Hauschild contacted Crays and put him in touch with Timm, who felt that the photo should be returned to the Bunker Hill area. He offered what Crays called “a very fair price,” and the photo eventually made its way back to Macoupin County.
The Seventh Illinois is considered the first unit from Illinois to answer the call for troops at the outbreak of the Civil War. The regimental history includes an entry for June 17, 1864 in which the Seventh was in Chattanooga on their way to join the Atlanta Campaign of William T. Sherman.
That day, the Seventh climbed the imposing slopes of Lookout Mountain, described as a “wearisome task,” and reached Point Lookout, where the photo was taken. After “lowering clouds” passed, the men could see Chattanooga and the surrounding areas below.
The regimental biographer wrote that the men reflected on the Union victories at the battles of Lookout Mountain and Chattanooga the previous November, as well as the bloody Federal defeat at Chickamauga in September 1863. The Chickamauga battlefield was visible from their perch on Lookout Mountain.

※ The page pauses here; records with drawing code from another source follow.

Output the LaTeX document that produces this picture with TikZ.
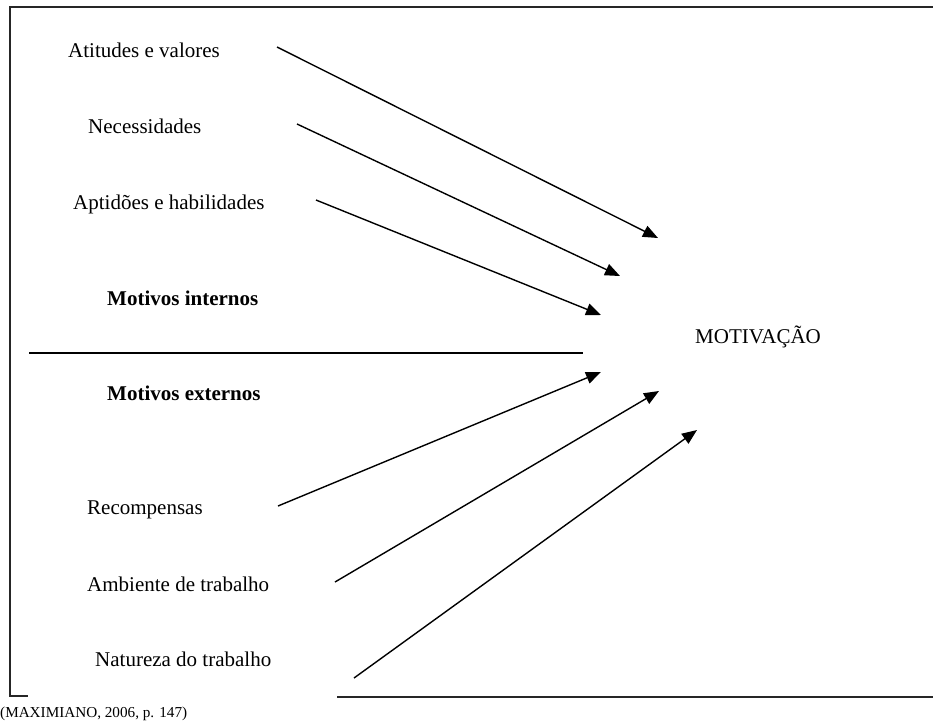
\documentclass[tikz,border=0pt]{standalone}
\usepackage{fontspec}
\setmainfont{Liberation Serif}
\usetikzlibrary{arrows.meta}
\begin{document}
\begin{tikzpicture}[x=1pt,y=-1pt,
  lbl/.style={anchor=base west,inner sep=0pt,font=\fontsize{21}{24}\selectfont},
  blbl/.style={lbl,font=\fontsize{21}{24}\selectfont\bfseries},
  arr/.style={line width=1.4pt,-{Triangle[length=15pt,width=12pt]}},
  frame/.style={line width=1.1pt,black!85}]
\useasboundingbox (0,0) rectangle (933,721);
% frame
\draw[frame] (933,7) -- (10,7) -- (10,696) -- (28,696);
\draw[frame] (337,697) -- (933,697);
\draw[line width=1.2pt] (29,353) -- (583,353);
% labels
\node[lbl] (att) at (68,57) {Atitudes e valores};
\node[lbl] (nec) at (88,133) {Necessidades};
\node[lbl] (apt) at (73,209) {Aptidões e habilidades};
\node[blbl] (mi) at (107,305) {Motivos internos};
\node[blbl] (me) at (107,400) {Motivos externos};
\node[lbl] (rec) at (87,514) {Recompensas};
\node[lbl] (amb) at (87,591) {Ambiente de trabalho};
\node[lbl] (nat) at (95,666) {Natureza do trabalho};
\node[lbl] (mot) at (695,343) {MOTIVAÇÃO};
\node[lbl,font=\fontsize{15.2}{18}\selectfont] (cit) at (0,717) {(MAXIMIANO, 2006, p. 147)};
% arrow endpoints
\coordinate (s1) at (277,47);  \coordinate (t1) at (658,238);
\coordinate (s2) at (297,124); \coordinate (t2) at (620,276);
\coordinate (s3) at (316,200); \coordinate (t3) at (601,315);
\coordinate (s4) at (278,506); \coordinate (t4) at (601,372);
\coordinate (s5) at (335,582); \coordinate (t5) at (659,391);
\coordinate (s6) at (354,678); \coordinate (t6) at (697,430);
\foreach \i in {1,...,6} \draw[arr] (s\i) -- (t\i);
\end{tikzpicture}
\end{document}
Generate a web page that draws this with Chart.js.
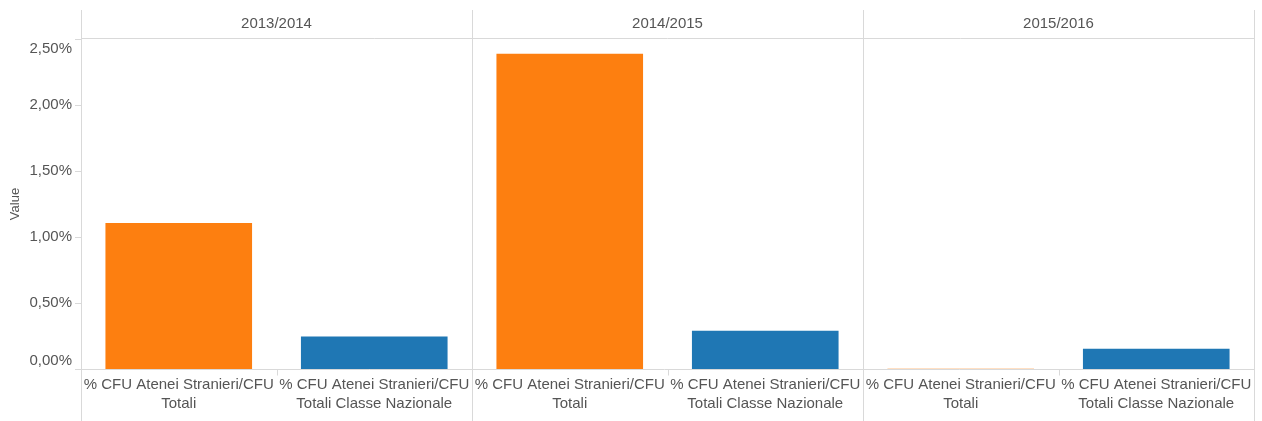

Among the men pictured is the unusually-named Christopher Columbus Ryan of Bunker Hill, who still has descendants in Macoupin County. Ryan survived the war, but at least four others in the photo did not.
Crays plans to restore the photo and offer it on loan for display in an area museum. “I’d like to see it in the Abraham Lincoln Presidential Museum in Springfield,” said Crays. “If that doesn’t work out, I’ll look at other places. I think this photo should be in public view for everyone to enjoy.”